### [RECORDED DATA]
=======
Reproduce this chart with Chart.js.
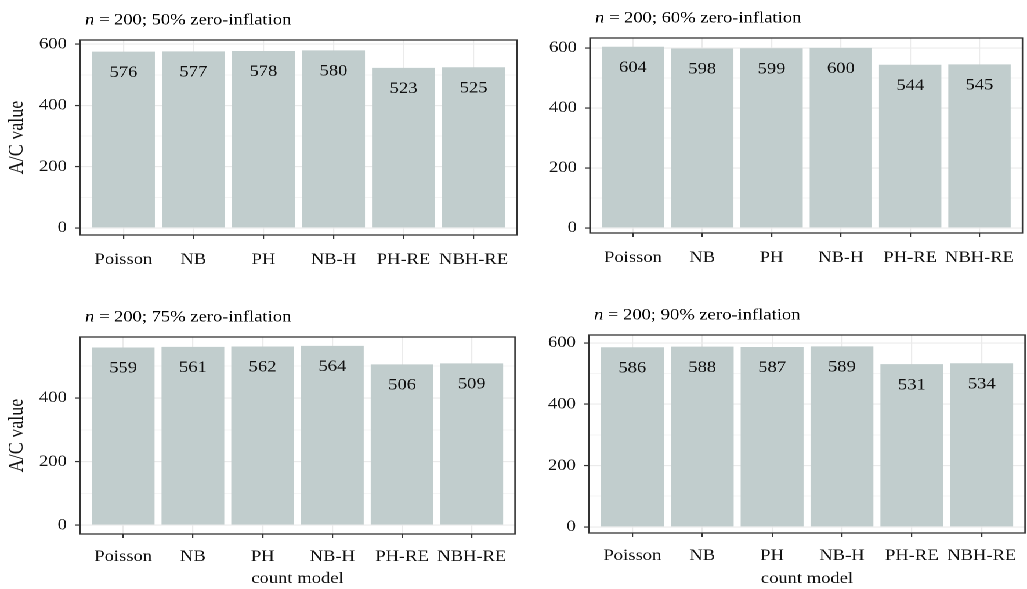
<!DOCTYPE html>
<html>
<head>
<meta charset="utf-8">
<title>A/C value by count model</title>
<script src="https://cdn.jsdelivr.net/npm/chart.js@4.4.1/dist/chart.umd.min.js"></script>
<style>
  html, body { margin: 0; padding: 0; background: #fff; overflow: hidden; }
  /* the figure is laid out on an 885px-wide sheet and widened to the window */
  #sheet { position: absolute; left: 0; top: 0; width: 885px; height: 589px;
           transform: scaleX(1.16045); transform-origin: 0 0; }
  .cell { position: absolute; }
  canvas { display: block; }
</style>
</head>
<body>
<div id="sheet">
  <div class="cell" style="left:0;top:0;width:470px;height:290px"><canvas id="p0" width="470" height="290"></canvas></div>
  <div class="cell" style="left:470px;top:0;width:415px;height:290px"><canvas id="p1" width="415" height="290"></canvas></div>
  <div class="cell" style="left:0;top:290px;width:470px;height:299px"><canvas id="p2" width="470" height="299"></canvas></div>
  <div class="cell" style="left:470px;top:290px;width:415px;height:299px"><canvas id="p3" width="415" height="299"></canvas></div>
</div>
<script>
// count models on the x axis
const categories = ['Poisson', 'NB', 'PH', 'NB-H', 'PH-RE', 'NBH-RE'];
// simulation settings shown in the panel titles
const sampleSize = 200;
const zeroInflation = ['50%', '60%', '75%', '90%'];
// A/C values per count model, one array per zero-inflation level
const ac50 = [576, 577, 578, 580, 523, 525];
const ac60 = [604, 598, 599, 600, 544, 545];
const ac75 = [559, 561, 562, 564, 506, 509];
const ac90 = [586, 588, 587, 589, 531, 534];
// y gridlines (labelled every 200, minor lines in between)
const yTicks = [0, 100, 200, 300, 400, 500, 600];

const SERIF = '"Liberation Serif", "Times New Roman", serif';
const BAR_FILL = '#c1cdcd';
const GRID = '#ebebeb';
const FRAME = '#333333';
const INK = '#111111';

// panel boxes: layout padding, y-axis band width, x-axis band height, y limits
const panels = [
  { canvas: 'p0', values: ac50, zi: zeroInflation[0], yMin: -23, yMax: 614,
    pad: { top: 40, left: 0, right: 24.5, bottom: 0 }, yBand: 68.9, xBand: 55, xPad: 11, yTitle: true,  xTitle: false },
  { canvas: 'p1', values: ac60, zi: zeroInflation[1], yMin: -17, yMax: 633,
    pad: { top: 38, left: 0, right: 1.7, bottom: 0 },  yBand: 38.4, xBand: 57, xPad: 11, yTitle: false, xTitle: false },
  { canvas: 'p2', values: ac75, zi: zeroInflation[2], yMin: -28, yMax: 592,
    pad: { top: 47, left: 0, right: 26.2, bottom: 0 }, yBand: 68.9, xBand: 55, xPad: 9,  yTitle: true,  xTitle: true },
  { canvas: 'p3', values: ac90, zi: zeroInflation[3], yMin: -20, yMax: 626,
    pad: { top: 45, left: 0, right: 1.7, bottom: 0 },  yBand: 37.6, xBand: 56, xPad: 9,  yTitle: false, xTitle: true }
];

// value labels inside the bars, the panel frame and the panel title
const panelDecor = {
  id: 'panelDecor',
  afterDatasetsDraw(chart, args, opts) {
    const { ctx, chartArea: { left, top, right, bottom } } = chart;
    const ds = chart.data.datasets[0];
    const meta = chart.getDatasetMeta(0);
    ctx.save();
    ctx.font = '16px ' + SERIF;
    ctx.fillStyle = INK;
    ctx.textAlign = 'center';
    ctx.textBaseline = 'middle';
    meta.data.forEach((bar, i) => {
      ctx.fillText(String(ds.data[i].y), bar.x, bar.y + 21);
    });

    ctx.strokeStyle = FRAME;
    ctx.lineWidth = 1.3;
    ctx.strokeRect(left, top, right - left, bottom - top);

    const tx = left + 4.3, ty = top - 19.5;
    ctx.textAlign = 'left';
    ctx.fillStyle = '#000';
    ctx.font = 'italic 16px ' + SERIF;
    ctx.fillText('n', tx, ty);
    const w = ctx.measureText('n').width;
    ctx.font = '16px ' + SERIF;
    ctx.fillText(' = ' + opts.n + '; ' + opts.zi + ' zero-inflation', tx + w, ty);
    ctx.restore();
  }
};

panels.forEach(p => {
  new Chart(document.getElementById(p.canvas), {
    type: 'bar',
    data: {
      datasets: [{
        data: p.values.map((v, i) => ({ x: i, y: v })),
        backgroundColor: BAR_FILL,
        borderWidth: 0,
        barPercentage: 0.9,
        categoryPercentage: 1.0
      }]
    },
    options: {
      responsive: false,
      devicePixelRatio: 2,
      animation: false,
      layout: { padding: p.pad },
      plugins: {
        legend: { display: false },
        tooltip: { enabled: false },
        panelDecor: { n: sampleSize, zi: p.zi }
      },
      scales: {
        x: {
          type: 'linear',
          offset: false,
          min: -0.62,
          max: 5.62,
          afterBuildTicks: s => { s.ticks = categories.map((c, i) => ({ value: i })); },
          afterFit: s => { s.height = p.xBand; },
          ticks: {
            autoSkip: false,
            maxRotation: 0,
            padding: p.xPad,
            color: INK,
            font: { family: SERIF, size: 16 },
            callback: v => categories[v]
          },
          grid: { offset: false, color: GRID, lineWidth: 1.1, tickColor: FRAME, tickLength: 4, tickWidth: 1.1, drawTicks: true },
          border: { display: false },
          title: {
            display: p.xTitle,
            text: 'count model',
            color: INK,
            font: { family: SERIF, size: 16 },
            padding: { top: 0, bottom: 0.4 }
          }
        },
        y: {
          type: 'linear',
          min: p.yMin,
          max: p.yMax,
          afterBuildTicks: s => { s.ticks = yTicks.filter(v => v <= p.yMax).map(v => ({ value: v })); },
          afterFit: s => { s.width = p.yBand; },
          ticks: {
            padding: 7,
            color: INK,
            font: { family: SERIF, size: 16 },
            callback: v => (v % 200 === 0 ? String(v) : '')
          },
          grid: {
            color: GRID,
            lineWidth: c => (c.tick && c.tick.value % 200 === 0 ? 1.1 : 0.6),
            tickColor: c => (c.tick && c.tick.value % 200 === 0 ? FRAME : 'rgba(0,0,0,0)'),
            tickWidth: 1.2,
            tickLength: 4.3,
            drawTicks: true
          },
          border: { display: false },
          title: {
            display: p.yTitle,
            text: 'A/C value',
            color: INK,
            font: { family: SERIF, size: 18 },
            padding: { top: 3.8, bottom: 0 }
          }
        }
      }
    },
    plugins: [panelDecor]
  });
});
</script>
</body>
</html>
=======
### [WHAT TO PRODUCE]
Reproduce the material above in full and without alteration, but skip all pictures.

### [OUTPUT OF THE TASK]
Reproduce this chart with Chart.js.
<!DOCTYPE html>
<html>
<head>
<meta charset="utf-8">
<title>A/C value by count model</title>
<script src="https://cdn.jsdelivr.net/npm/chart.js@4.4.1/dist/chart.umd.min.js"></script>
<style>
  html, body { margin: 0; padding: 0; background: #fff; overflow: hidden; }
  /* the figure is laid out on an 885px-wide sheet and widened to the window */
  #sheet { position: absolute; left: 0; top: 0; width: 885px; height: 589px;
           transform: scaleX(1.16045); transform-origin: 0 0; }
  .cell { position: absolute; }
  canvas { display: block; }
</style>
</head>
<body>
<div id="sheet">
  <div class="cell" style="left:0;top:0;width:470px;height:290px"><canvas id="p0" width="470" height="290"></canvas></div>
  <div class="cell" style="left:470px;top:0;width:415px;height:290px"><canvas id="p1" width="415" height="290"></canvas></div>
  <div class="cell" style="left:0;top:290px;width:470px;height:299px"><canvas id="p2" width="470" height="299"></canvas></div>
  <div class="cell" style="left:470px;top:290px;width:415px;height:299px"><canvas id="p3" width="415" height="299"></canvas></div>
</div>
<script>
// count models on the x axis
const categories = ['Poisson', 'NB', 'PH', 'NB-H', 'PH-RE', 'NBH-RE'];
// simulation settings shown in the panel titles
const sampleSize = 200;
const zeroInflation = ['50%', '60%', '75%', '90%'];
// A/C values per count model, one array per zero-inflation level
const ac50 = [576, 577, 578, 580, 523, 525];
const ac60 = [604, 598, 599, 600, 544, 545];
const ac75 = [559, 561, 562, 564, 506, 509];
const ac90 = [586, 588, 587, 589, 531, 534];
// y gridlines (labelled every 200, minor lines in between)
const yTicks = [0, 100, 200, 300, 400, 500, 600];

const SERIF = '"Liberation Serif", "Times New Roman", serif';
const BAR_FILL = '#c1cdcd';
const GRID = '#ebebeb';
const FRAME = '#333333';
const INK = '#111111';

// panel boxes: layout padding, y-axis band width, x-axis band height, y limits
const panels = [
  { canvas: 'p0', values: ac50, zi: zeroInflation[0], yMin: -23, yMax: 614,
    pad: { top: 40, left: 0, right: 24.5, bottom: 0 }, yBand: 68.9, xBand: 55, xPad: 11, yTitle: true,  xTitle: false },
  { canvas: 'p1', values: ac60, zi: zeroInflation[1], yMin: -17, yMax: 633,
    pad: { top: 38, left: 0, right: 1.7, bottom: 0 },  yBand: 38.4, xBand: 57, xPad: 11, yTitle: false, xTitle: false },
  { canvas: 'p2', values: ac75, zi: zeroInflation[2], yMin: -28, yMax: 592,
    pad: { top: 47, left: 0, right: 26.2, bottom: 0 }, yBand: 68.9, xBand: 55, xPad: 9,  yTitle: true,  xTitle: true },
  { canvas: 'p3', values: ac90, zi: zeroInflation[3], yMin: -20, yMax: 626,
    pad: { top: 45, left: 0, right: 1.7, bottom: 0 },  yBand: 37.6, xBand: 56, xPad: 9,  yTitle: false, xTitle: true }
];

// value labels inside the bars, the panel frame and the panel title
const panelDecor = {
  id: 'panelDecor',
  afterDatasetsDraw(chart, args, opts) {
    const { ctx, chartArea: { left, top, right, bottom } } = chart;
    const ds = chart.data.datasets[0];
    const meta = chart.getDatasetMeta(0);
    ctx.save();
    ctx.font = '16px ' + SERIF;
    ctx.fillStyle = INK;
    ctx.textAlign = 'center';
    ctx.textBaseline = 'middle';
    meta.data.forEach((bar, i) => {
      ctx.fillText(String(ds.data[i].y), bar.x, bar.y + 21);
    });

    ctx.strokeStyle = FRAME;
    ctx.lineWidth = 1.3;
    ctx.strokeRect(left, top, right - left, bottom - top);

    const tx = left + 4.3, ty = top - 19.5;
    ctx.textAlign = 'left';
    ctx.fillStyle = '#000';
    ctx.font = 'italic 16px ' + SERIF;
    ctx.fillText('n', tx, ty);
    const w = ctx.measureText('n').width;
    ctx.font = '16px ' + SERIF;
    ctx.fillText(' = ' + opts.n + '; ' + opts.zi + ' zero-inflation', tx + w, ty);
    ctx.restore();
  }
};

panels.forEach(p => {
  new Chart(document.getElementById(p.canvas), {
    type: 'bar',
    data: {
      datasets: [{
        data: p.values.map((v, i) => ({ x: i, y: v })),
        backgroundColor: BAR_FILL,
        borderWidth: 0,
        barPercentage: 0.9,
        categoryPercentage: 1.0
      }]
    },
    options: {
      responsive: false,
      devicePixelRatio: 2,
      animation: false,
      layout: { padding: p.pad },
      plugins: {
        legend: { display: false },
        tooltip: { enabled: false },
        panelDecor: { n: sampleSize, zi: p.zi }
      },
      scales: {
        x: {
          type: 'linear',
          offset: false,
          min: -0.62,
          max: 5.62,
          afterBuildTicks: s => { s.ticks = categories.map((c, i) => ({ value: i })); },
          afterFit: s => { s.height = p.xBand; },
          ticks: {
            autoSkip: false,
            maxRotation: 0,
            padding: p.xPad,
            color: INK,
            font: { family: SERIF, size: 16 },
            callback: v => categories[v]
          },
          grid: { offset: false, color: GRID, lineWidth: 1.1, tickColor: FRAME, tickLength: 4, tickWidth: 1.1, drawTicks: true },
          border: { display: false },
          title: {
            display: p.xTitle,
            text: 'count model',
            color: INK,
            font: { family: SERIF, size: 16 },
            padding: { top: 0, bottom: 0.4 }
          }
        },
        y: {
          type: 'linear',
          min: p.yMin,
          max: p.yMax,
          afterBuildTicks: s => { s.ticks = yTicks.filter(v => v <= p.yMax).map(v => ({ value: v })); },
          afterFit: s => { s.width = p.yBand; },
          ticks: {
            padding: 7,
            color: INK,
            font: { family: SERIF, size: 16 },
            callback: v => (v % 200 === 0 ? String(v) : '')
          },
          grid: {
            color: GRID,
            lineWidth: c => (c.tick && c.tick.value % 200 === 0 ? 1.1 : 0.6),
            tickColor: c => (c.tick && c.tick.value % 200 === 0 ? FRAME : 'rgba(0,0,0,0)'),
            tickWidth: 1.2,
            tickLength: 4.3,
            drawTicks: true
          },
          border: { display: false },
          title: {
            display: p.yTitle,
            text: 'A/C value',
            color: INK,
            font: { family: SERIF, size: 18 },
            padding: { top: 3.8, bottom: 0 }
          }
        }
      }
    },
    plugins: [panelDecor]
  });
});
</script>
</body>
</html>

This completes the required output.